Monday, April 23, 2012

Garden to Table Challenge: Asparagus

It's Garden to Table Challenge day again! Wow, where did that week go? I wish I could tell you that I've got some great harvest to write about, but all I've got to show for my gardening efforts so far are some spinach seedlings and inch-high peas and onions. With the warm days we've been having, I am holding out hope that some day... perhaps in the distant future... I will produce some food from this new ground I'm working.

In the meantime, I'm still doing my best to make good use of what Mother Nature has to offer. This week: wild asparagus. Picking wild asparagus is an annual tradition around here, and with the warmer days a bit earlier this season, asparagus is already popping up along fence lines.

I've got a fridge full of asparagus spears standing in jars of water, waiting for canning tomorrow. Tonight's dinner was what I'm writing about today though - fish fillets poached in a wine/garlic/butter sauce with roasted parmesan wild asparagus spears alongside.

If I was cooler - and had planned ahead better, I'd have taken a picture. You'll have to use your imagination, but I promise, it was a beautiful meal.

For the asparagus:

Trim 1 lb (ish) asparagus spears. Place them in a shallow baking dish. Toss with a bit of olive oil to coat, sprinkle with salt and pepper. Then sprinkle on about 1/4c. parmesan*. Or a third of a cup... or a half of a cup. I love parmesan. Cover the dish with foil, bake at 400 degrees for about half an hour. Seriously, it's that easy, and it's so good.

*Don't use that grated powdery stuff that comes in the spaghetti aisle. Buy real, grated parmesan. (Or grate some yourself.) It's worth it. I promise.

And in case you're dying for a new, super fast and easy fish recipe:

Tilapia with Wine/Garlic sauce:

Place 6 partially thawed tilapia filets in a shallow baking dish. Put a thin pat of butter on each filet. Drizzle white wine over it all, then squeeze half a lemon over that. Sprinkle with sea salt, dehydrated garlic and dried parsley. Cover with foil, bake about 25 minutes, til it flakes.

So it takes a total of about ten minutes to have this all in the oven. Then you can walk away and feed the baby chickens and turkeys, hoe a row in the garden, and come in just in time to put it on the table with a loaf of bread. Easy peasy.

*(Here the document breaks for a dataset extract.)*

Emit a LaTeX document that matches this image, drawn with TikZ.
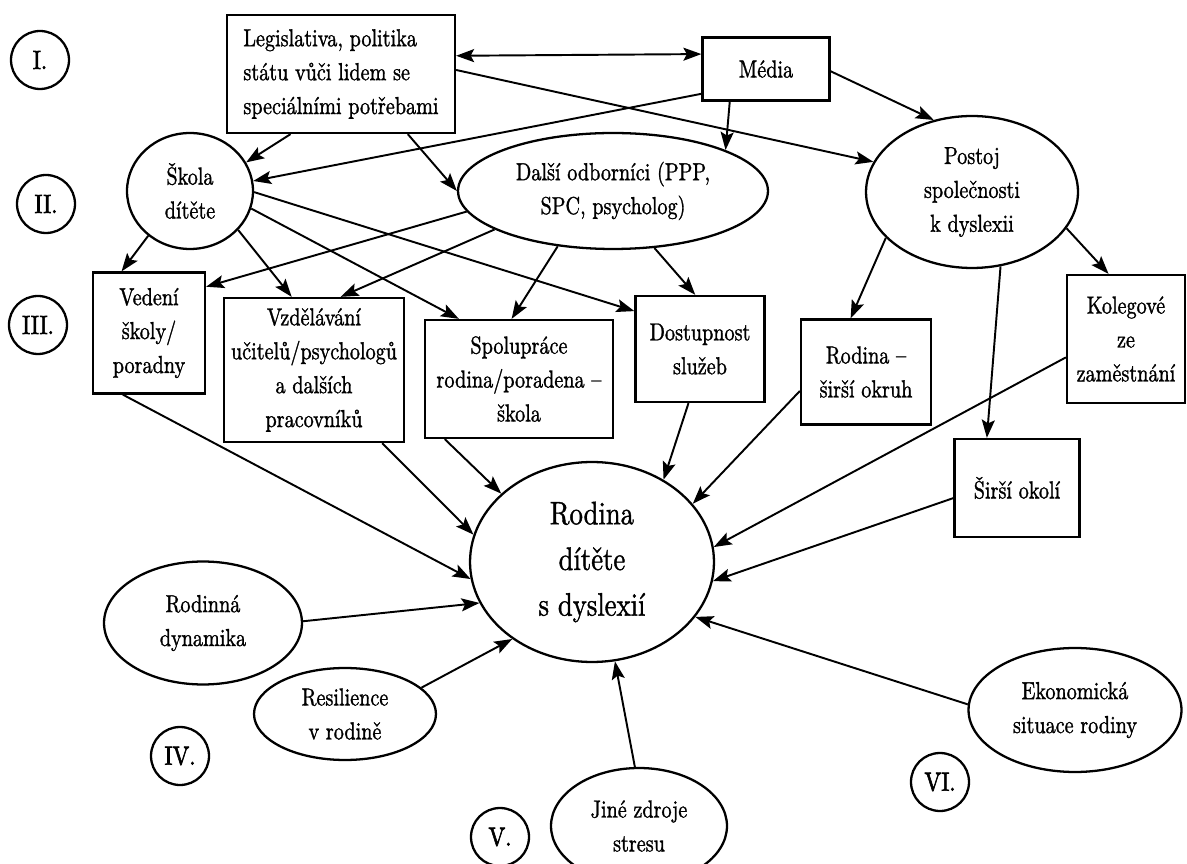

So there's my Garden to Table Challenge submission for the week. Again, sorry for the lack of pictures. A hungry family sitting down to the dinner table doesn't look kindly upon Mom insisting they all stop eating so she can photograph their plates. I decided to let them eat in peace.

1 comment:

Wendy said...

I don't cook fish nearly enough when it's so easy and good for you! I like your asparagus idea and the cream of asparagus soup as well. I might try making the soup this week. Wish we had some wild asparagus - my paltry amounts won't add up to much!